Para influencer, yang disebut oleh 89% responden survei sebagai sumber informasi utama, juga mendorong perubahan ini melalui konten-konten mereka mengenai restoran halal, panduan destinasi, hingga pengalaman halal lokal.
“Sebagai penghubung budaya, para influencer mampu menjembatani destinasi dengan wisatawan Muslim, membangun kepercayaan di ruang digital, dan menciptakan narasi yang menekankan autentisitas serta inklusivitas,” jelas Diah.
Secara global, sektor ini diperkirakan akan tumbuh dari USD 256,5 miliar pada 2023 menjadi USD 410,9 miliar pada 2032. Dengan mewakili 12% populasi Muslim dunia, langkah-langkah Indonesia selanjutnya akan sangat menentukan masa depan pariwisata halal.

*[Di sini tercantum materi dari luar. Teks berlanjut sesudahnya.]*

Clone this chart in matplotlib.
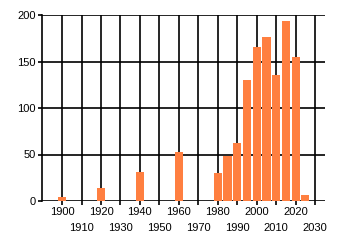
import matplotlib
matplotlib.use("Agg")
import matplotlib.pyplot as plt

years = [1900, 1920, 1940, 1960, 1980, 1985, 1990, 1995, 2000, 2005, 2010, 2015, 2020, 2025]
values = [4, 14, 31, 53, 30, 48, 62, 130, 166, 176, 135, 194, 155, 6]
major_ticks = [1900, 1920, 1940, 1960, 1980, 2000, 2020]
minor_ticks = [1910, 1930, 1950, 1970, 1990, 2010, 2030]
yticks = [0, 50, 100, 150, 200]

plt.rcParams['font.family'] = ['Liberation Sans', 'DejaVu Sans']
fig = plt.figure(figsize=(3.4, 2.45), dpi=100)
ax = fig.add_axes([42/340, 1-201/245, (325-42)/340, (201-15)/245])

ax.bar(years, values, width=4.2, color='#FF7F40', zorder=3)
ax.set_xlim(1889.7, 2035.1)
ax.set_ylim(0, 200)
ax.set_xticks(major_ticks)
ax.set_xticklabels([str(t) for t in major_ticks])
ax.set_xticks(minor_ticks, minor=True)
ax.set_xticklabels([str(t) for t in minor_ticks], minor=True)
ax.set_yticks(yticks)
ax.grid(True, which='both', axis='x', color='black', linewidth=1.2)
ax.grid(True, which='major', axis='y', color='black', linewidth=1.2)
ax.set_axisbelow(True)
for s in ['top', 'right', 'bottom']:
    ax.spines[s].set_visible(False)
ax.spines['left'].set_linewidth(1.2)
ax.tick_params(axis='both', which='major', length=3, width=1.2, labelsize=8, pad=1.5, colors='black')
ax.tick_params(axis='x', which='minor', length=3, width=1.2, labelsize=8, pad=12.5, colors='black')

fig.savefig('out.png', dpi=100)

Pengembangan pariwisata halal di Indonesia tidak hanya sebatas penyediaan fasilitas ibadah atau sertifikasi halal, tetapi juga mencakup penguatan ekosistem, pembangunan infrastruktur, peningkatan kapasitas SDM, serta strategi branding dan promosi di tingkat global.

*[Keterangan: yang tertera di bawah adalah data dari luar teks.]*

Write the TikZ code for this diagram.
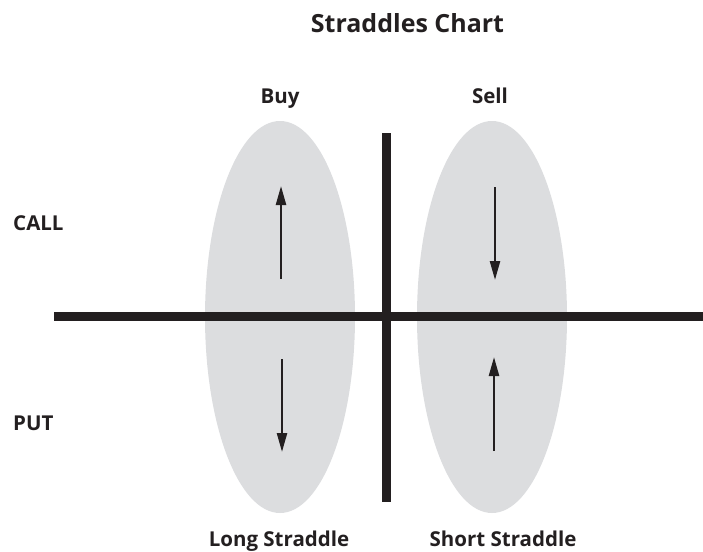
\documentclass[tikz,border=0pt]{standalone}
\usepackage{fontspec}
\setmainfont{Open Sans}
\usetikzlibrary{arrows.meta,shapes.geometric}
\definecolor{ink}{HTML}{231F20}
\definecolor{oval}{HTML}{DCDDDF}
\begin{document}
\begin{tikzpicture}[x=1pt,y=-1pt,
  lbl/.style={font=\bfseries\fontsize{20.5}{24}\selectfont, text=ink, inner sep=0pt, anchor=base},
  ttl/.style={font=\bfseries\fontsize{25}{30}\selectfont, text=ink, inner sep=0pt, anchor=base},
  blob/.style={shape=ellipse, fill=oval, draw=none, minimum width=150pt, minimum height=392pt, inner sep=0pt},
  axis/.style={draw=ink, line width=8.5pt},
  move/.style={draw=ink, line width=2.4pt, -{Triangle[length=19pt,width=10pt]}}]
\useasboundingbox (0,0) rectangle (703,551);
\node[blob] (lov) at (280,317) {};
\node[blob] (rov) at (492,317) {};
\coordinate (hl) at (54,316.5);
\coordinate (hr) at (703,316.5);
\coordinate (vt) at (386.5,133);
\coordinate (vb) at (386.5,501.5);
\draw[axis] (hl) -- (hr);
\draw[axis] (vt) -- (vb);
\coordinate (a1s) at (281,279); \coordinate (a1e) at (281,186);
\coordinate (a2s) at (282,359); \coordinate (a2e) at (282,452);
\coordinate (a3s) at (495,187); \coordinate (a3e) at (495,280);
\coordinate (a4s) at (494,451); \coordinate (a4e) at (494,357);
\draw[move] (a1s) -- (a1e);
\draw[move] (a2s) -- (a2e);
\draw[move] (a3s) -- (a3e);
\draw[move] (a4s) -- (a4e);
\node[ttl] (title) at (407.5,33) {Straddles Chart};
\node[lbl] (buy) at (280,103) {Buy};
\node[lbl] (sell) at (490,103) {Sell};
\node[lbl, anchor=base west] (call) at (13,230) {CALL};
\node[lbl, anchor=base west] (put) at (13,430) {PUT};
\node[lbl] (long) at (279,546) {Long Straddle};
\node[lbl] (short) at (503,546) {Short Straddle};
\end{tikzpicture}
\end{document}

Gelaran tahunan Halal Indonesia International Industry Expo menjadi wadah penting untuk menampilkan pencapaian, mendorong kolaborasi lintas sektor, sekaligus memperkuat posisi Indonesia sebagai pemimpin pasar halal, baik di dalam negeri maupun dunia internasional.
“Seiring pertumbuhan populasi Muslim Indonesia dan semakin selektifnya wisatawan dalam memilih destinasi, penting bagi penyedia layanan untuk menghadirkan infrastruktur dan layanan halal-friendly yang menciptakan pengalaman lebih inklusif bagi semua wisatawan,” ujar Ismi Puspita, Project Manager Halal Indo 2025 di Dyandra Promosindo.

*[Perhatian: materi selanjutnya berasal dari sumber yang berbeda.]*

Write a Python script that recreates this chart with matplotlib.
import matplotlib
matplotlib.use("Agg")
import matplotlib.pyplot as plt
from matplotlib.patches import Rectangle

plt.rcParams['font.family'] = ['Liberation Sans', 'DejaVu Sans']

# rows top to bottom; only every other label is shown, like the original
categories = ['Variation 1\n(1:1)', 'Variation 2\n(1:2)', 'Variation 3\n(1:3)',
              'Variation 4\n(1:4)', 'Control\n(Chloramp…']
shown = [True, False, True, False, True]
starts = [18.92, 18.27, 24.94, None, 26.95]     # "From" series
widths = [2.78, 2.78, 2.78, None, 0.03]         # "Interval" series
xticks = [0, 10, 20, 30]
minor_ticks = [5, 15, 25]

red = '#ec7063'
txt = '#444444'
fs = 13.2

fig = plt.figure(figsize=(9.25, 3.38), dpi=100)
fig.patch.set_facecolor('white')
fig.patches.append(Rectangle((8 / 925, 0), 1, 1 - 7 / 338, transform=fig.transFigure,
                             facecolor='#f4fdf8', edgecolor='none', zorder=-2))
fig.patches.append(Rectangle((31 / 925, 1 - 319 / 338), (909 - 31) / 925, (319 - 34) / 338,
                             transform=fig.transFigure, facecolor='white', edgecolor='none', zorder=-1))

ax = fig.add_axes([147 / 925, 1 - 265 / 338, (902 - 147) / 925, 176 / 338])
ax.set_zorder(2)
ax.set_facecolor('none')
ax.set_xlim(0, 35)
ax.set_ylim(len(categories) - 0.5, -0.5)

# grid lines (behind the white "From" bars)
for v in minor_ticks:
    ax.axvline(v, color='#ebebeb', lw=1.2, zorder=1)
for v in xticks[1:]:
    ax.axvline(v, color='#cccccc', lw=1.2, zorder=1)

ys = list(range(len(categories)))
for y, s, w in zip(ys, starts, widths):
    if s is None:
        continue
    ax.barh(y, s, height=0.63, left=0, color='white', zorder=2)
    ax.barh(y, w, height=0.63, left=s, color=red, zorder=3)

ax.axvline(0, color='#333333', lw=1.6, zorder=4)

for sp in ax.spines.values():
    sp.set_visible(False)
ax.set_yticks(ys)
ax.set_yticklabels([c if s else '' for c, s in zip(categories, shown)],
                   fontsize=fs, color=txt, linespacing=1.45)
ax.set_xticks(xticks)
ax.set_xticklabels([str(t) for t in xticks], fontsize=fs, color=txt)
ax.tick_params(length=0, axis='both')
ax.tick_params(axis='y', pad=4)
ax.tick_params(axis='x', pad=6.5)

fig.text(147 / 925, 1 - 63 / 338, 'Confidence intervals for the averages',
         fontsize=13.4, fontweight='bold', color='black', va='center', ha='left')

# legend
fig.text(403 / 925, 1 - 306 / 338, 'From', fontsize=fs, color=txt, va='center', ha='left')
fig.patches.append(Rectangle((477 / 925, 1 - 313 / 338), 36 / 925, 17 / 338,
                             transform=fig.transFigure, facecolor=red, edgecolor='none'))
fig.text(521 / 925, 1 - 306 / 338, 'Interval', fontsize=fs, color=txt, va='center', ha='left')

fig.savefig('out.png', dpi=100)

Hariyanto, Deputi Bidang Pengembangan Destinasi dan Infrastruktur Kementerian Pariwisata Republik Indonesia, menekankan lebih lanjut bahwa menjadikan pariwisata halal sebagai prioritas nasional dan regional tidak hanya akan memperkuat aspek budaya dan agama, tetapi juga membuka peluang ekonomi yang signifikan.
Menteri Pariwisata Indonesia menegaskan komitmen Indonesia untuk menjadi destinasi ramah Muslim. Konsep pariwisata ramah Muslim ini bukan sekadar menyediakan layanan dasar, tetapi juga menghadirkan fasilitas dan layanan tambahan yang mendukung kebutuhan wisatawan Muslim, sehingga mereka tetap merasa nyaman dan tenang dalam menjalankan ibadah selama berlibur.
“Menjadi halal-friendly bukan sekadar soal label melainkan pengalaman yang dirasakan wisatawan. Di Indonesia, kebijakan sertifikasi halal dan infrastruktur ramah muslim sudah menjadi standar,” ujar Hariyanto.
“Namun, kami juga menyadari bahwa ekspektasi wisatawan terus berkembang, sehingga kami harus terus berinovasi melalui layanan yang lebih baik, kemitraan yang lebih kuat, serta pengembangan destinasi wisata ramah muslim. Pemerintah bekerja sama dengan berbagai sektor swasta maupun pemerintah daerah untuk mengembangkan pariwisata ramah muslim lebih jauh dan menjadikan pengalaman perjalanan lebih bermakna bagi setiap Muslim," imbuhnya.